As temperatures rise, so does the proportion of species at risk, Urban found. The temperature increase from preindustrial levels to today, about 0.8 degrees C, has put an additional 2.8 percent of the planet's species at risk. At 2 degrees C – a level at which countries are trying to stabilize the rise in global average temperatures by the end of the century – some 5 percent of species would likely head for extinction. That proportion rises to 16 percent if emissions follow a business-as-usual path.

But Urban cautions that the studies on which he based his analysis omit important factors – basically for lack of data – that could increase or decrease risks of extinction. Evolution, for instance, could allow some organisms to adapt to a warmer climate while additional habitat destruction or fragmentation could hasten extinction in some species.

For example, a study published in the journal PLOS One found that perhaps food or physique had kept alpine birds at lower, warmer altitudes than models would have predicted.
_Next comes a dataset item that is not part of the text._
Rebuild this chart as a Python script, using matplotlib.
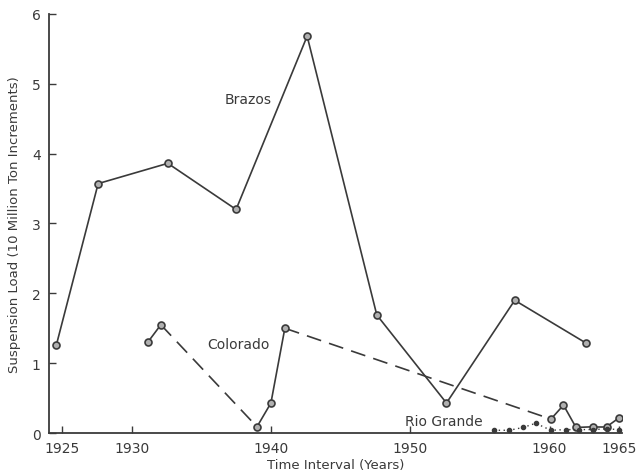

Fifty-five bird species in Peru moved up the slope of the Andes to cooler temperatures – but not as far up as would have been expected for the birds to remain within their preferred temperature limits.

Whatever the explanation, the work points to a need for similar studies to help make model projections of extinctions more accurate, says Dr. Pimm, who was one of the authors of the study in PLOS One.

In identifying such gaps in the studies he used, Urban's analysis has value beyond quantifying extinction risks, Pimm says.

The analysis "is very, very useful paper in terms of summarizing what people know and think and in identifying the way forward" to improve the estimates, he says.

Even so, more work needs to be done even if one looks only at climate, he adds. The new study doesn't account for the impact on habitat of more frequent extremes of heat, cold, drought, or rain and snowfall. These also can significantly alter habitats.

The global results dovetails with what Pimm says is a limited but growing number of studies that show species are moving in response to human-triggered climate change.

That, combined with the consistency in migration estimates models provide "tell us that we need to be very energetic in our conservation actions," he says.